Spinning Straw Into Gold Happens Only in Fairy Tales

SCIENTISTS competing for government research funds should take a hint from an old folk story. It tells of a peasant who persuaded a king to marry his daughter by claiming she could spin straw into gold. Once married, the king locked her in a room with a pile of straw and told her to get on with it.

Boosters who make exaggerated claims for payoffs from scientific research may find themselves in a comparable predicament. A dwarf performed the required magic for the hapless queen. But scientists and administrators caught overpromising the economic benefits of basic research will have no Rumpelstiltskin to help them out.

Princeton University president Harold Shapiro apparently had this in mind when he told the President's Council of Advisors on Science and Technology that "some universities [have] oversold the benefits to local constituencies." He added that such hucksterism may "turn on us."

Public disappointment when expected commercial payoffs don't materialize could weaken support for science generally. Moreover, Robert Rosenzweig, president of the Association of American Universities, warns that the mere expectation of such payoffs can compromise scientific quality.

Dr. Rosenzweig, who represents 58 United States and Canadian research universities, told the council that the belief "that science and technology are the keys to local and regional economic development" inspires the US Congress to earmark research money for projects in members' home regions without review of the projects' scientific merit. "The political forces for wider [geographical] distribution [of funding] are so strong that program resources will be spread ever thinner, making concentration of qual ity harder to sustain" he said.

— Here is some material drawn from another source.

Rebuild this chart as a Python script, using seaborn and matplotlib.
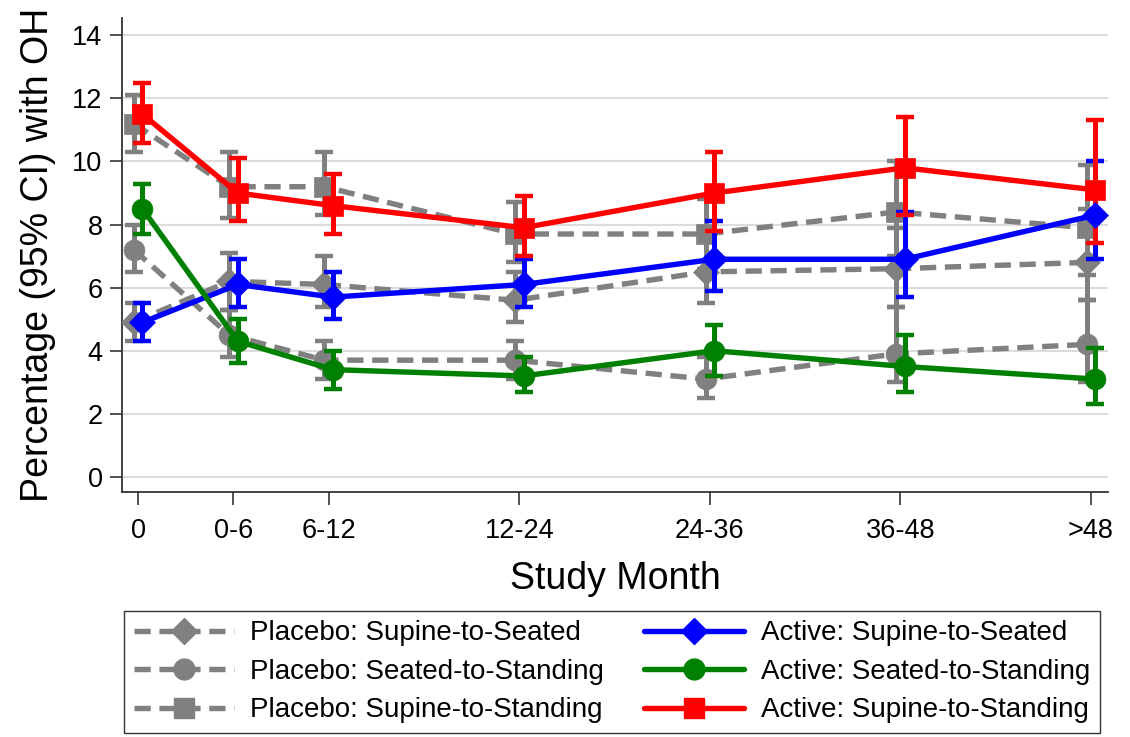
import numpy as np
import pandas as pd
import seaborn as sns
import matplotlib
matplotlib.use("Agg")
import matplotlib.pyplot as plt
from matplotlib.lines import Line2D

# ---- data ----
months = ["0", "0-6", "6-12", "12-24", "24-36", "36-48", ">48"]
month_pos = [0, 1, 2, 4, 6, 8, 10]

plc_sup_seat = [4.9, 6.2, 6.1, 5.6, 6.5, 6.6, 6.8]
plc_sup_seat_lo = [4.3, 5.3, 5.4, 4.9, 5.5, 5.4, 5.6]
plc_sup_seat_hi = [5.5, 7.1, 7.0, 6.5, 7.5, 7.9, 8.5]

plc_seat_stand = [7.2, 4.5, 3.7, 3.7, 3.1, 3.9, 4.2]
plc_seat_stand_lo = [6.5, 3.8, 3.1, 3.1, 2.5, 3.0, 3.0]
plc_seat_stand_hi = [8.0, 5.3, 4.3, 4.3, 3.8, 5.4, 5.6]

plc_sup_stand = [11.2, 9.2, 9.2, 7.7, 7.7, 8.4, 7.9]
plc_sup_stand_lo = [10.3, 8.2, 8.3, 6.8, 6.6, 7.0, 6.4]
plc_sup_stand_hi = [12.1, 10.3, 10.3, 8.7, 8.8, 10.0, 9.9]

act_sup_seat = [4.9, 6.1, 5.7, 6.1, 6.9, 6.9, 8.3]
act_sup_seat_lo = [4.3, 5.4, 5.0, 5.4, 5.9, 5.7, 6.9]
act_sup_seat_hi = [5.5, 6.9, 6.5, 6.9, 8.1, 8.4, 10.0]

act_seat_stand = [8.5, 4.3, 3.4, 3.2, 4.0, 3.5, 3.1]
act_seat_stand_lo = [7.7, 3.6, 2.8, 2.7, 3.2, 2.7, 2.3]
act_seat_stand_hi = [9.3, 5.0, 4.0, 3.8, 4.8, 4.5, 4.1]

act_sup_stand = [11.5, 9.0, 8.6, 7.9, 9.0, 9.8, 9.1]
act_sup_stand_lo = [10.6, 8.1, 7.7, 7.0, 7.8, 8.3, 7.4]
act_sup_stand_hi = [12.5, 10.1, 9.6, 8.9, 10.3, 11.4, 11.3]

series_names = [
    "Placebo: Supine-to-Seated", "Placebo: Seated-to-Standing", "Placebo: Supine-to-Standing",
    "Active: Supine-to-Seated", "Active: Seated-to-Standing", "Active: Supine-to-Standing",
]

GRAY = "#808080"
series = [
    (series_names[0], plc_sup_seat, plc_sup_seat_lo, plc_sup_seat_hi, GRAY, "D", 13.0, True),
    (series_names[1], plc_seat_stand, plc_seat_stand_lo, plc_seat_stand_hi, GRAY, "o", 15.0, True),
    (series_names[2], plc_sup_stand, plc_sup_stand_lo, plc_sup_stand_hi, GRAY, "s", 14.5, True),
    (series_names[3], act_sup_seat, act_sup_seat_lo, act_sup_seat_hi, "#0000ff", "D", 13.0, False),
    (series_names[4], act_seat_stand, act_seat_stand_lo, act_seat_stand_hi, "#008000", "o", 15.0, False),
    (series_names[5], act_sup_stand, act_sup_stand_lo, act_sup_stand_hi, "#ff0000", "s", 14.5, False),
]

sns.set_style("white")
plt.rcParams["font.family"] = ["Liberation Sans", "DejaVu Sans"]
plt.rcParams["text.color"] = "black"
plt.rcParams["axes.labelcolor"] = "black"
plt.rcParams["xtick.color"] = "black"
plt.rcParams["ytick.color"] = "black"

fig = plt.figure(figsize=(11.30, 7.37), dpi=100)
ax = fig.add_axes([122 / 1130, 1 - 492 / 737, (1108 - 122) / 1130, (492 - 18) / 737])

DASH = (0, (3.0, 1.6))
handles = []
for name, mean, lo, hi, color, mk, ms, placebo in series:
    off = -0.045 if placebo else 0.045
    xs = np.array(month_pos, dtype=float) + off
    m = np.array(mean)
    yerr = [m - np.array(lo), np.array(hi) - m]
    ls = DASH if placebo else "-"
    ax.errorbar(xs, m, yerr=yerr, fmt="none", ecolor=color, elinewidth=3.6,
                capsize=6.5, capthick=3.2, zorder=2 if placebo else 4)
    df = pd.DataFrame({"x": xs, "y": m})
    sns.lineplot(data=df, x="x", y="y", ax=ax, color=color, linewidth=3.9,
                 linestyle=ls, marker=mk, markersize=ms, markeredgecolor=color,
                 markeredgewidth=0.5, zorder=3 if placebo else 5, legend=False)
    handles.append(Line2D([], [], color=color, linewidth=3.9, linestyle=ls,
                          marker=mk, markersize=ms, markeredgecolor=color,
                          label=name))

ax.set_xlim(-0.17, 10.18)
ax.set_ylim(-0.48, 14.55)
ax.set_xticks(month_pos)
ax.set_xticklabels(months)
ax.set_yticks(np.arange(0, 15, 2))
ax.tick_params(axis="both", which="major", labelsize=19.5, length=9, width=1.2,
               color="#333333", direction="out", left=True, bottom=True)
ax.tick_params(axis="x", pad=10)
ax.tick_params(axis="y", pad=5)
ax.yaxis.grid(True, color="#dcdcdc", linewidth=1.5)
ax.xaxis.grid(False)
ax.set_axisbelow(True)
for s in ["top", "right"]:
    ax.spines[s].set_visible(False)
for s in ["left", "bottom"]:
    ax.spines[s].set_color("#333333")
    ax.spines[s].set_linewidth(1.3)
ax.set_xlabel("Study Month", fontsize=27, labelpad=12)
ax.set_ylabel("Percentage (95% CI) with OH", fontsize=27, labelpad=12)

leg = fig.legend(handles=handles, loc="lower left", ncol=2,
                 bbox_to_anchor=(124 / 1130, 4 / 737, (1100 - 124) / 1130, (733 - 612) / 737),
                 mode="expand", fontsize=20, frameon=True, fancybox=False,
                 edgecolor="black", handlelength=3.6, handletextpad=0.6,
                 labelspacing=0.45, borderpad=0.35, borderaxespad=0, columnspacing=1.0)
leg.get_frame().set_linewidth(1.0)

fig.savefig("out.png", dpi=100)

The scientific community may also injure itself as scientists in one field use the economic hype coming from competing fields to undermine the credibility of their rivals. Such infighting has become the hallmark of debates over funding the particle physicists' Superconducting Supercollider (SSC) accelerator and the National Aeronautics and Space Administration's (NASA) space station. Boosters portray the projects as critical sources of unrealistic practical benefits. Opponents see them as money hogs that

will starve other areas of science.

NASA administrator Daniel Goldin recently claimed that "space-based research in the life sciences and biotechnology will revolutionize our way of life in the 21st century."

Claims like that prompted National Institutes of Health (NIH) director Bernadine Healy to tell Mr. Goldin that "the implication that NIH views future space experiments as critical to the overall success of biomedical research" are "particularly disturbing." She said such claims do "a serious disservice ... by the creation of unrealistic expectations and overpromise."

Meanwhile, physicists supporting the SSC are tarred with the hype of some fellow boosters. The latter claim vast economic benefits in fields such as medicine, water resources, or biology that have nothing to do with particle physics. James Krumhanal, former president of the American Physical Society, which supports the project, says such "extravagant representations to the public of potential fruits from the SSC are fictitious and ethically irresponsible."

In short, trying to justify specific research projects by claiming specific economic benefits is dangerous. It distorts research funding, splits the scientific community, and misleads the public. Instead, scientists should fight for sustained support for basic research across the board as an investment in knowledge. History shows this does produce enormous - but generally unpredictable - practical payoffs in the long run. And that's no fairy tale.